"We need to heal, together, from the drama of what has just happened," Schwarzenegger said in a seven-and-a-half minute video posted on Twitter. "We need to heal, not as Republicans or as Democrats, but as Americans."
Schwarzenegger drew on his childhood in Austria in the wake of World War II, warning of the threat posed by repeated lies and intolerance.
My message to my fellow Americans and friends around the world following this week's attack on the Capitol. pic.twitter.com/blOy35LWJ5— Arnold (@Schwarzenegger) January 10, 2021
He compared Wednesday's riot at the US Capitol by a pro-Trump mob to Kristallnacht, also known as the Night of Broken Glass, the rampage of violence by the Nazi regime against Jewish communities, synagogues and businesses in Germany and Austria in 1938.
"Wednesday was the day of broken glass right here in the United States," he said, referring to broken windows in the Capitol building. But the mob also "shattered the ideas we took for granted" and "trampled the very principles on which our country was founded," he said.
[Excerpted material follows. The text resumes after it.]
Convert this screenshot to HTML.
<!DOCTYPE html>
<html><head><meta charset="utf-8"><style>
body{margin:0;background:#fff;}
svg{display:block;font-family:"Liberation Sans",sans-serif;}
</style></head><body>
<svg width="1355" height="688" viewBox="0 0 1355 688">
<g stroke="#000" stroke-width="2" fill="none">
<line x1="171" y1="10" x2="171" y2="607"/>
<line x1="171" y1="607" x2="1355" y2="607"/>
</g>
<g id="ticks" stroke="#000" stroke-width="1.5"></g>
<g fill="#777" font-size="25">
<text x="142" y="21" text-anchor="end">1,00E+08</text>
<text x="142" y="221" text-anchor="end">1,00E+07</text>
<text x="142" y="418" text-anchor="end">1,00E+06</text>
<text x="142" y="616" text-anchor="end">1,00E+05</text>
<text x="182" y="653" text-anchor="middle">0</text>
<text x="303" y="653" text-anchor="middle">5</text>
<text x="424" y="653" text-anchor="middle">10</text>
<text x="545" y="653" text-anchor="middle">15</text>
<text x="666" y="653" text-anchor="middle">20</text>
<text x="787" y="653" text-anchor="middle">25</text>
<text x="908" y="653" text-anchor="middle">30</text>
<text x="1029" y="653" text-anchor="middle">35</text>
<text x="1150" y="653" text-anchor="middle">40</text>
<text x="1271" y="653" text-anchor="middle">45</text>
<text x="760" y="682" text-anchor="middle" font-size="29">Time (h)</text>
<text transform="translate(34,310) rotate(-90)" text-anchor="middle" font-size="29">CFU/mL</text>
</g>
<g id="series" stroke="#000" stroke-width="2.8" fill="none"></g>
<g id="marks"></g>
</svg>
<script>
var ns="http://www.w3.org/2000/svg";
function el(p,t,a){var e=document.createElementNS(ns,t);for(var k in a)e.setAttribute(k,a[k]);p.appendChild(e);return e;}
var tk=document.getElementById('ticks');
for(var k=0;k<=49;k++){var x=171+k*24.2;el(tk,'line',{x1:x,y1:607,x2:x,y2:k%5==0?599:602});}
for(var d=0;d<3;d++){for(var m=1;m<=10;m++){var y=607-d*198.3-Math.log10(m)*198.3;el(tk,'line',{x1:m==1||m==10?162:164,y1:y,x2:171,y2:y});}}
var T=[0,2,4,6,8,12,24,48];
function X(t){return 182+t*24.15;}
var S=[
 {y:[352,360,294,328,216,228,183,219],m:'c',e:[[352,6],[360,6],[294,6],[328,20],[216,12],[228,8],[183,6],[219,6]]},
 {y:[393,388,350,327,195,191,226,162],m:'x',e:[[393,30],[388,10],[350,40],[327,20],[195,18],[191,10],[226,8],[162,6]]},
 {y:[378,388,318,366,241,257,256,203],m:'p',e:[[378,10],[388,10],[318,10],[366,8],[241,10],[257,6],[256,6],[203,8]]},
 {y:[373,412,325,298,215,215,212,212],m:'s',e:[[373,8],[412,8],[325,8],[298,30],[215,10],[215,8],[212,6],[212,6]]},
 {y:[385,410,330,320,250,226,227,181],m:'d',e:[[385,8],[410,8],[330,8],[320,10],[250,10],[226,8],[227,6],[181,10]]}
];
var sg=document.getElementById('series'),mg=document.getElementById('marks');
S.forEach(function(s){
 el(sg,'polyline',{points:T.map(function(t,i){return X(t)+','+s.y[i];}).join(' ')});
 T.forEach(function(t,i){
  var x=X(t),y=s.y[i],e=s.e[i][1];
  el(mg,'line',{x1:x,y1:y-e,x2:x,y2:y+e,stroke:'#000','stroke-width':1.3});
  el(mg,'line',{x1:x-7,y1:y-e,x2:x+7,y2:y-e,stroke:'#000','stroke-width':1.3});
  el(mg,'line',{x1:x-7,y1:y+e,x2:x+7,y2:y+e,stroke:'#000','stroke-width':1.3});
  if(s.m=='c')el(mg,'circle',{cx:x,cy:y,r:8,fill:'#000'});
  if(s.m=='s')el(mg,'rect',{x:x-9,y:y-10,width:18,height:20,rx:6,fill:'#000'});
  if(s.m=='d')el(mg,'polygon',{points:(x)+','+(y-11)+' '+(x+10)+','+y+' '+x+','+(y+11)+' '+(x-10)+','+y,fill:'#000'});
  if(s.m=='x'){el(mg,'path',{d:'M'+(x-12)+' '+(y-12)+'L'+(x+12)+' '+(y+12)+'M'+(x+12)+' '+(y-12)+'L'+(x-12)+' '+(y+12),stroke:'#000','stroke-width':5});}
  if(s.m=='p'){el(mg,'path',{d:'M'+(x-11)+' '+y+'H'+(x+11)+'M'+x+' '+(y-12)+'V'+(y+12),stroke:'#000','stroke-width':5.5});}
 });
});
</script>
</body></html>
Schwarzenegger said he grew up in Austria around "broken men drinking away the guilt over their participation in the most evil regime in history." They weren't all "rabid anti-Semites or Nazis," he said. "Many just went along, step-by-step, down the road."
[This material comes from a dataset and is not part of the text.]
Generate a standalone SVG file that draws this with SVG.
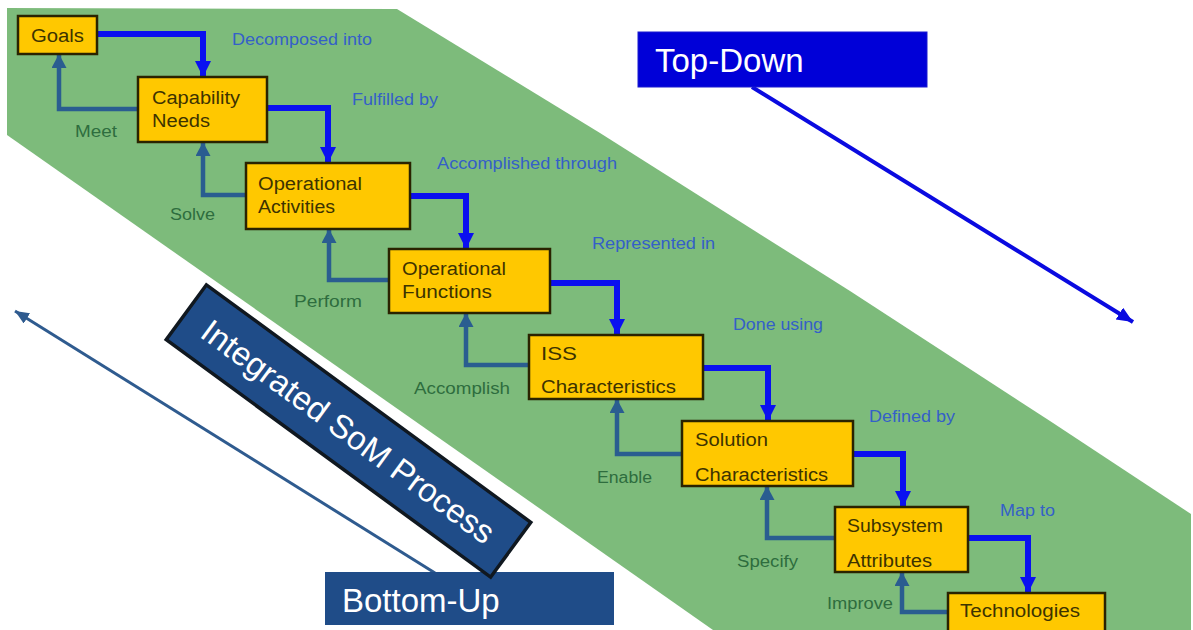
<svg xmlns="http://www.w3.org/2000/svg" width="1193" height="630" viewBox="0 0 1193 630">
  <defs>
    <style>
      .box { fill: #ffc800; stroke: #2a2300; stroke-width: 2.5; }
      .btxt { font-family: "Liberation Sans", Arial, sans-serif; font-size: 18px; fill: #3d3300; }
      .down { fill: none; stroke: #0a10f0; stroke-width: 6; marker-end: url(#headDown); }
      .up { fill: none; stroke: #2a5d90; stroke-width: 4.5; marker-end: url(#headUp); }
      .lblB { font-family: "Liberation Sans", Arial, sans-serif; font-size: 16px; fill: #3460c8; }
      .lblG { font-family: "Liberation Sans", Arial, sans-serif; font-size: 16px; fill: #2e6d3e; }
      .big { font-family: "Liberation Sans", Arial, sans-serif; font-size: 33px; fill: #ffffff; }
    </style>
    <marker id="headDown" markerUnits="userSpaceOnUse" markerWidth="20" markerHeight="18" refX="16" refY="8" orient="auto">
      <path d="M0,0 L16,8 L0,16 Z" fill="#0a10f0"/>
    </marker>
    <marker id="headUp" markerUnits="userSpaceOnUse" markerWidth="20" markerHeight="18" refX="14" refY="7.5" orient="auto">
      <path d="M0,0 L14,7.5 L0,15 Z" fill="#2a5d90"/>
    </marker>
    <marker id="headTD" markerUnits="userSpaceOnUse" markerWidth="20" markerHeight="18" refX="16" refY="7" orient="auto">
      <path d="M0,0 L16,7 L0,14 Z" fill="#0a0ae0"/>
    </marker>
    <marker id="headBU" markerUnits="userSpaceOnUse" markerWidth="20" markerHeight="18" refX="14" refY="6" orient="auto">
      <path d="M0,0 L14,6 L0,12 Z" fill="#2f5b8f"/>
    </marker>
  </defs>

  <rect width="1193" height="630" fill="#ffffff"/>

  <!-- diagonal process band -->
  <polygon id="band" fill="#7dbb7b"
    points="7,8 397,9 600,133 850,291 1050,421 1191,514 1191,630 713,630 7,135"/>

  <!-- connectors -->
  <g id="connectors">
    <path class="down" d="M97,34 H203 V77"/>
    <path class="down" d="M267,108 H328 V163"/>
    <path class="down" d="M410,196 H466 V249"/>
    <path class="down" d="M550,283 H617 V335"/>
    <path class="down" d="M703,368 H768 V421"/>
    <path class="down" d="M853,454 H903 V507"/>
    <path class="down" d="M968,538 H1028 V593"/>

    <path class="up" d="M138,109 H59 V54"/>
    <path class="up" d="M246,195 H203 V142"/>
    <path class="up" d="M389,280 H329 V229"/>
    <path class="up" d="M529,365 H466 V313"/>
    <path class="up" d="M682,454 H617 V399"/>
    <path class="up" d="M835,538 H767 V486"/>
    <path class="up" d="M948,612 H902 V572"/>

    <line x1="752" y1="87" x2="1133" y2="322" stroke="#0a0ae0" stroke-width="4" marker-end="url(#headTD)"/>
    <line x1="435" y1="573" x2="15" y2="311" stroke="#2f5b8f" stroke-width="3" marker-end="url(#headBU)"/>
  </g>

  <!-- connector labels -->
  <g id="labels">
    <text class="lblB" x="232" y="45" textLength="140" lengthAdjust="spacingAndGlyphs">Decomposed into</text>
    <text class="lblB" x="352" y="105" textLength="86" lengthAdjust="spacingAndGlyphs">Fulfilled by</text>
    <text class="lblB" x="437" y="169" textLength="180" lengthAdjust="spacingAndGlyphs">Accomplished through</text>
    <text class="lblB" x="592" y="249" textLength="123" lengthAdjust="spacingAndGlyphs">Represented in</text>
    <text class="lblB" x="733" y="330" textLength="90" lengthAdjust="spacingAndGlyphs">Done using</text>
    <text class="lblB" x="869" y="422" textLength="86" lengthAdjust="spacingAndGlyphs">Defined by</text>
    <text class="lblB" x="1000" y="516" textLength="55" lengthAdjust="spacingAndGlyphs">Map to</text>

    <text class="lblG" x="75" y="137" textLength="42" lengthAdjust="spacingAndGlyphs">Meet</text>
    <text class="lblG" x="170" y="220" textLength="45" lengthAdjust="spacingAndGlyphs">Solve</text>
    <text class="lblG" x="294" y="307" textLength="68" lengthAdjust="spacingAndGlyphs">Perform</text>
    <text class="lblG" x="414" y="394" textLength="96" lengthAdjust="spacingAndGlyphs">Accomplish</text>
    <text class="lblG" x="597" y="483" textLength="55" lengthAdjust="spacingAndGlyphs">Enable</text>
    <text class="lblG" x="737" y="567" textLength="61" lengthAdjust="spacingAndGlyphs">Specify</text>
    <text class="lblG" x="827" y="609" textLength="66" lengthAdjust="spacingAndGlyphs">Improve</text>
  </g>

  <!-- process nodes -->
  <g id="goals">
    <rect class="box" x="18" y="16" width="79" height="38"/>
    <text class="btxt" x="31" y="42" textLength="53" lengthAdjust="spacingAndGlyphs">Goals</text>
  </g>
  <g id="capability-needs">
    <rect class="box" x="138" y="77" width="129" height="65"/>
    <text class="btxt" x="152" y="104" textLength="88" lengthAdjust="spacingAndGlyphs">Capability</text>
    <text class="btxt" x="152" y="127" textLength="58" lengthAdjust="spacingAndGlyphs">Needs</text>
  </g>
  <g id="operational-activities">
    <rect class="box" x="246" y="163" width="164" height="66"/>
    <text class="btxt" x="258" y="190" textLength="104" lengthAdjust="spacingAndGlyphs">Operational</text>
    <text class="btxt" x="258" y="213" textLength="77" lengthAdjust="spacingAndGlyphs">Activities</text>
  </g>
  <g id="operational-functions">
    <rect class="box" x="389" y="249" width="161" height="64"/>
    <text class="btxt" x="402" y="275" textLength="104" lengthAdjust="spacingAndGlyphs">Operational</text>
    <text class="btxt" x="402" y="298" textLength="90" lengthAdjust="spacingAndGlyphs">Functions</text>
  </g>
  <g id="iss-characteristics">
    <rect class="box" x="529" y="335" width="174" height="64"/>
    <text class="btxt" x="541" y="360" textLength="36" lengthAdjust="spacingAndGlyphs">ISS</text>
    <text class="btxt" x="541" y="393" textLength="135" lengthAdjust="spacingAndGlyphs">Characteristics</text>
  </g>
  <g id="solution-characteristics">
    <rect class="box" x="682" y="421" width="171" height="65"/>
    <text class="btxt" x="695" y="446" textLength="73" lengthAdjust="spacingAndGlyphs">Solution</text>
    <text class="btxt" x="695" y="481" textLength="133" lengthAdjust="spacingAndGlyphs">Characteristics</text>
  </g>
  <g id="subsystem-attributes">
    <rect class="box" x="835" y="507" width="133" height="65"/>
    <text class="btxt" x="847" y="532" textLength="96" lengthAdjust="spacingAndGlyphs">Subsystem</text>
    <text class="btxt" x="847" y="567" textLength="85" lengthAdjust="spacingAndGlyphs">Attributes</text>
  </g>
  <g id="technologies">
    <rect class="box" x="948" y="593" width="157" height="45"/>
    <text class="btxt" x="960" y="617" textLength="120" lengthAdjust="spacingAndGlyphs">Technologies</text>
  </g>

  <!-- direction captions -->
  <g id="top-down">
    <rect x="638" y="32" width="289" height="55" fill="#0000d8" stroke="#1a1ad0" stroke-width="1"/>
    <text class="big" x="655" y="72">Top-Down</text>
  </g>
  <g id="bottom-up">
    <rect x="325" y="572" width="289" height="53" fill="#1f4c88"/>
    <text class="big" x="342" y="612">Bottom-Up</text>
  </g>
  <g id="integrated-som-process" transform="translate(348.5,431) rotate(36.2)">
    <rect x="-201" y="-34" width="402" height="68" fill="#1f4c88" stroke="#101820" stroke-width="3.5"/>
    <text class="big" x="0" y="12" text-anchor="middle">Integrated SoM Process</text>
  </g>
</svg>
He shared a story of his own father, who was a member of the Nazi Party during World War II.
"I've never shared this publicly because it is a painful memory, but my father would come home drunk once or twice a week, and he would scream and hit us and scare my mother," Schwarzenegger said.
Men like his father were in both "physical pain from the shrapnel in their bodies and in emotional pain from what they saw or did."
"Being from Europe, I've seen firsthand how things can spin out of control," he said.
'Our democracy held firm'
The former Republican governor and actor then turned his attention to the President.
"President Trump sought to overturn the results of an election, of a fair election. He sought a coup by misleading people with lies," he said. "My father and our neighbors were misled also with lies, and I know where such lies lead."
"President Trump is a failed leader. He will go down in history as the worst President ever. The good thing is he will soon be as irrelevant as an old tweet."
Schwarzenegger also called out elected officials who enabled the President. Without naming anyone, he said a number of members of his party had exhibited "spinelessness" and were "complicit" with those who carried out the insurrection.
"But it did not work. Our democracy held firm," he said, pointing to the certification of Biden's electoral victory just hours after the storming of the Capitol. "What a great display of democracy."
In the video, Schwarzenegger picked up a sword, one he said belonged to Conan the Barbarian, the character he played in the 1982 film by the same name.
"Our democracy is like the steel of this sword," he said. "The more it is tempered, the stronger it becomes."
For the nation to begin healing, Schwarzenegger called on everyone to join him in a message to Biden: "President-elect Biden, we wish you great success as our President. If you succeed, our nation succeeds. We support you with all our hearts as you seek to bring us together."
"And to those who think they can overturn the United States Constitution, know this," he added. "You will never win."